Dealing with Uncertainty in Binary Logistic Regression Fault-proneness Models

Background Binary Logistic Regression is widely used in Empirical Software Engineering to build estimation models, e.g., fault-proneness models, which estimate the probability that a given module is faulty, based on some measures of the module. Fault-proneness models are then used to build faultiness model, i.e., models that estimate whether a given module is faulty or non-faulty.Objective Because of the very nature of Binary Logistic Regression, there is always a range of values of the independent variable in which estimates are very close to the estimates that would be obtained via random estimation. These estimates are hardly accurate, and should be regarded as not reliable. For Binary Logistic Regression models used to build faultiness models-i.e., binary classifiers-a range where estimates are inaccurate can be regarded as an "uncertainty" area, where the model is uncertain about the faultiness of the given modules. We define and empirically validate a simple method to identify the uncertainty region.Method We compute the standard deviation of a probability estimate provided by a Binary Logistic Regression model. If the random estimate is within the range centered on the estimate and spanning a standard deviation, we regard the estimate as "too close" to the random estimate, hence unreliable. On the contrary, estimates that are far enough from the random estimate are considered reliable.

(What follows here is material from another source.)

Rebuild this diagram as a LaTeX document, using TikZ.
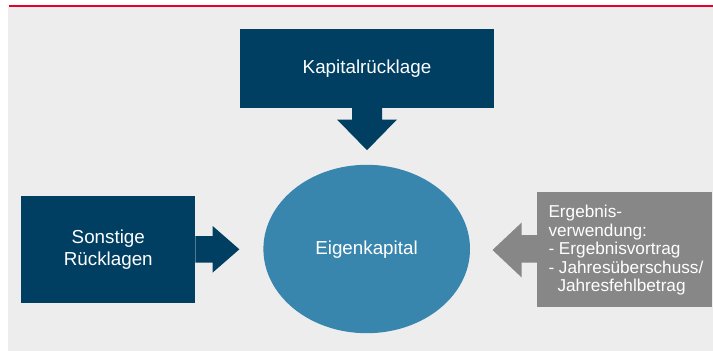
\documentclass[tikz,border=0pt]{standalone}
\usepackage{fontspec}
\setmainfont{Liberation Sans}
\usetikzlibrary{calc}
\definecolor{darkblue}{HTML}{003E62}
\definecolor{midblue}{HTML}{3886AE}
\definecolor{boxgray}{HTML}{878787}
\definecolor{bggray}{HTML}{EDEDED}
\definecolor{topred}{HTML}{E4002B}
\tikzset{
  bluebox/.style={draw=none, fill=darkblue, text=white, inner sep=0pt, align=center,
    font=\fontsize{18.8}{21.7}\selectfont},
  graybox/.style={draw=none, fill=boxgray, inner sep=0pt},
  bluearrow/.style={fill=darkblue, draw=none},
  grayarrow/.style={fill=boxgray, draw=none},
  ellnode/.style={ellipse, fill=midblue, text=white, font=\fontsize{18.8}{21.7}\selectfont}
}
\begin{document}
\begin{tikzpicture}[x=1pt, y=-1pt]
\useasboundingbox (0,0) rectangle (713,351);
\fill[bggray] (8,7) rectangle (713,351);
\fill[topred] (9,5) rectangle (713,6.8);
% top box
\node[bluebox, minimum width=254pt, minimum height=78.4pt] (kap) at (367,68.5) {Kapitalrücklage};
% left box
\node[bluebox, minimum width=173.7pt, minimum height=106.7pt] (son) at (108.3,249.3) {Sonstige\\Rücklagen};
% right box
\node[graybox, minimum width=175pt, minimum height=115pt] (erg) at (624.2,249.2) {};
\node[anchor=west, inner sep=0pt, align=left, text=white, font=\fontsize{17.2}{18.5}\selectfont] (ergtext) at (548.3,250.3)
  {Ergebnis-\\verwendung:\\- Ergebnisvortrag\\- Jahresüberschuss/\\\hspace*{9pt}Jahresfehlbetrag};
% ellipse
\fill[midblue] (366.7,249) ellipse [x radius=103.3, y radius=84.2];
\node[text=white, font=\fontsize{18.8}{21.7}\selectfont] (eig) at (366.5,250) {Eigenkapital};
% top arrow
\coordinate (ta) at (kap.south);
\fill[bluearrow] ($(ta)+(-15,0)$) -- ($(ta)+(15,0)$) -- ($(ta)+(15,11.6)$) -- ($(ta)+(30,11.6)$)
  -- ($(ta)+(0,42.3)$) -- ($(ta)+(-30,11.6)$) -- ($(ta)+(-15,11.6)$) -- cycle;
% left arrow
\coordinate (la) at (son.east);
\fill[bluearrow] ($(la)+(0,-13.3)$) -- ($(la)+(17.3,-13.3)$) -- ($(la)+(17.3,-23.3)$) -- ($(la)+(44,0)$)
  -- ($(la)+(17.3,23.3)$) -- ($(la)+(17.3,13.3)$) -- ($(la)+(0,13.3)$) -- cycle;
% right arrow
\coordinate (ra) at (erg.west);
\fill[grayarrow] ($(ra)+(0.5,-14.2)$) -- ($(ra)+(-15,-14.2)$) -- ($(ra)+(-15,-26.5)$) -- ($(ra)+(-44,0.8)$)
  -- ($(ra)+(-15,28.1)$) -- ($(ra)+(-15,13.5)$) -- ($(ra)+(0.5,13.5)$) -- cycle;
\end{tikzpicture}
\end{document}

This method was tested on 54 datasets from the PROMISE (now SEACRAFT) repository.Results Our results show that the variance of estimates can be effectively used to detect the uncertainty region. Estimates in the uncertainty area are rarely statistically significant, and always much less accurate than estimates obtained out of the uncertainty area.Conclusions Practitioners and researchers can use our results to assess the reliability of estimates obtained via Binary Logistic Regression models, and reject (or challenge) those estimates that fall in the uncertainty region.